Suddenly the color within the globe darkened toward scarlet. She felt it thrum in her hands like an immensely powerful motor, and again she felt that amazing wetness between her legs, that tidal tug she believed had been left behind long ago.

Then the thrumming died, and the light in the globe seemed to furl up like petals. Where it had been there was now a pinkish gloom . . . and three riders coming out of it. At first she thought it was the men who had brought her the globe—Jonas and the others. But no, these were younger, even younger than Depape, who was about twenty-five. The one on the left of the trio appeared to have a bird’s skull mounted on the pommel of his saddle—strange but true.
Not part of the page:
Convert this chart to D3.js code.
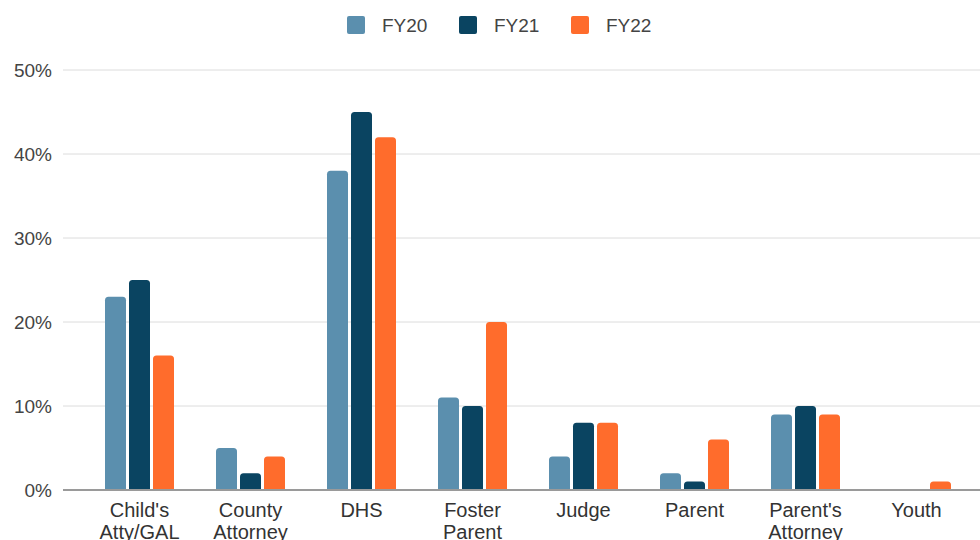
<!DOCTYPE html>
<html>
<head>
<meta charset="utf-8">
<script src="https://cdn.jsdelivr.net/npm/d3@7"></script>
<style>
  body { margin: 0; background: #fff; }
  text { font-family: "Liberation Sans", Arial, sans-serif; }
</style>
</head>
<body>
<script>
// data
var categories = ["Child's\nAtty/GAL", "County\nAttorney", "DHS", "Foster\nParent", "Judge", "Parent", "Parent's\nAttorney", "Youth"];
var series = ["FY20", "FY21", "FY22"];
var fy20 = [23, 5, 38, 11, 4, 2, 9, 0];
var fy21 = [25, 2, 45, 10, 8, 1, 10, 0];
var fy22 = [16, 4, 42, 20, 8, 6, 9, 1];
var yTicks = [0, 10, 20, 30, 40, 50];
var colors = ["#5b8fae", "#0a4461", "#ff6c2c"];

var width = 980, height = 540;
var values = [fy20, fy21, fy22];

var svg = d3.select("body").append("svg")
    .attr("width", width)
    .attr("height", height);

var x = d3.scaleBand().domain(categories).range([84, 972]).paddingInner(0).paddingOuter(0);
var x1 = d3.scaleBand().domain(series).range([0, x.bandwidth()]).paddingInner(0.125).paddingOuter(0.875);
var y = d3.scaleLinear().domain([0, 50]).range([490, 70]);

// gridlines
svg.append("g").selectAll("line")
    .data(yTicks.filter(function(d) { return d > 0; }))
    .enter().append("line")
    .attr("x1", 63).attr("x2", width)
    .attr("y1", function(d) { return y(d); })
    .attr("y2", function(d) { return y(d); })
    .attr("stroke", "#dcdcdc").attr("stroke-width", 1);

// y labels
svg.append("g").selectAll("text")
    .data(yTicks)
    .enter().append("text")
    .attr("x", 52)
    .attr("y", function(d) { return y(d) + 6.5; })
    .attr("text-anchor", "end")
    .attr("font-size", 19)
    .attr("fill", "#444")
    .text(function(d) { return d + "%"; });

// bars with rounded tops
function barPath(x0, w, v) {
  var yt = y(v), yb = y(0), r = Math.min(3.5, (yb - yt) / 2, w / 2);
  return "M" + x0 + "," + yb + "V" + (yt + r) +
    "Q" + x0 + "," + yt + " " + (x0 + r) + "," + yt +
    "H" + (x0 + w - r) +
    "Q" + (x0 + w) + "," + yt + " " + (x0 + w) + "," + (yt + r) +
    "V" + yb + "Z";
}

series.forEach(function(s, i) {
  svg.append("g").selectAll("path")
    .data(values[i].map(function(v, j) { return { cat: categories[j], v: v }; }).filter(function(d) { return d.v > 0; }))
    .enter().append("path")
    .attr("fill", colors[i])
    .attr("d", function(d) { return barPath(x(d.cat) + x1(s), x1.bandwidth(), d.v); });
});

// baseline
svg.append("line")
    .attr("x1", 63).attr("x2", width)
    .attr("y1", y(0)).attr("y2", y(0))
    .attr("stroke", "#9a9a9a").attr("stroke-width", 2);

// category labels
var lab = svg.append("g").selectAll("text")
    .data(categories)
    .enter().append("text")
    .attr("text-anchor", "middle")
    .attr("font-size", 20)
    .attr("fill", "#333")
    .attr("transform", function(d) { return "translate(" + (x(d) + x.bandwidth() / 2) + ",517)"; });
lab.selectAll("tspan")
    .data(function(d) { return d.split("\n"); })
    .enter().append("tspan")
    .attr("x", 0)
    .attr("dy", function(d, i) { return i === 0 ? 0 : 22; })
    .text(function(d) { return d; });

// legend
var legX = [347, 459, 571];
var leg = svg.append("g").selectAll("g")
    .data(series)
    .enter().append("g")
    .attr("transform", function(d, i) { return "translate(" + legX[i] + ",16)"; });
leg.append("rect")
    .attr("width", 18).attr("height", 18).attr("rx", 2)
    .attr("fill", function(d, i) { return colors[i]; });
leg.append("text")
    .attr("x", 35).attr("y", 16)
    .attr("font-size", 19)
    .attr("fill", "#444")
    .text(function(d) { return d; });
</script>
</body>
</html>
Then that one and the one on the right were gone, darkened
away somehow by the power of the glass, leaving only the one in the middle. She took in the jeans and boots he wore, the flat-brimmed hat that hid the upper half of his face, the easy way he sat his horse, and her first alarmed thought was
Gunslinger
!
Come east from the Inner Baronies, aye, perhaps from Gilead itself!
But she did not have to see the upper half of the rider’s face to know he was little more than a child, and there were no guns on his hips. Yet she didn’t think the youth came unarmed. If only she could see a little better . . .

She brought the glass almost to the tip of her nose and whispered, “Closer, lovie! Closer still!”

She didn’t know what to expect—nothing at all seemed most likely—but within the dark circle of the glass, the figure did come closer.
Swam
closer, almost, like a horse and rider underwater, and she saw there was a quiver of arrows on his back. Before him, on the pommel of his saddle, was not a skull but a shortbow. And to the right side of the saddle, where a gunslinger might have carried a rifle in a scabbard, there was the feather-fluffed shaft of a lance. He was not one of the Old People, his face had none of that look . . . yet she did not think he was of the Outer Arc, either.

“But who
are
ye, cully?” she breathed. “And how shall I know ye? Ye’ve got yer hat pulled down so far I can’t see your God-pounding
eyes
, so ye do! By yer horse, mayhap . . . or p’raps by yer . . . get away, Musty! Why do yer trouble me so? Arrrr!”

The cat had come back from its lookout point and was twining back and forth between her swollen old ankles,
waowing
up at her in a voice even more rusty than its purr. When the old woman kicked out at him, Musty dodged agilely away . . . then immediately came back and started in again, looking up at her with moonstruck eyes and making those soft yowls.

Rhea kicked out at it again, this one just as ineffectual as the first one, then looked into the glass once more. The horse and its interesting young rider were gone. The rose light was gone, as well. It was now just a dead glass ball she held, its only light a reflection borrowed from the moon.

The wind gusted, pressing her dress against the ruination that was her body. Musty, undaunted by the feeble kicks of his mistress, darted forward and began to twine about her ankles again, crying up at her the whole time.

“There, do ye see what you’ve done, ye nasty bag of fleas and disease? The light’s gone out of it, gone out just when I—”

Then she heard a sound from the cart track which led up to her hut, and understood why Musty had been acting out. It was singing she heard. It was the
girl
she heard. The girl was early.

Grimacing horribly—she loathed being caught by surprise, and the little miss down there would pay for doing it—she bent and put the glass back in its box. The inside was lined with padded silk, and the ball fit as neatly as the breakfast egg in His Lordship’s cup. And still from down the hill (the cursed wind was wrong or she would have heard it sooner), the sound of the girl singing, now closer than ever:

“Love, o love, o careless love,
Can’t you see what careless love has done?”

“I’ll give’ee careless love, ye virgin bitch,” the old woman said. She could smell the sour reek of sweat from under her arms, but that other moisture had dried up again. “I’ll give ye payday for walking in early on old Rhea, so I will!”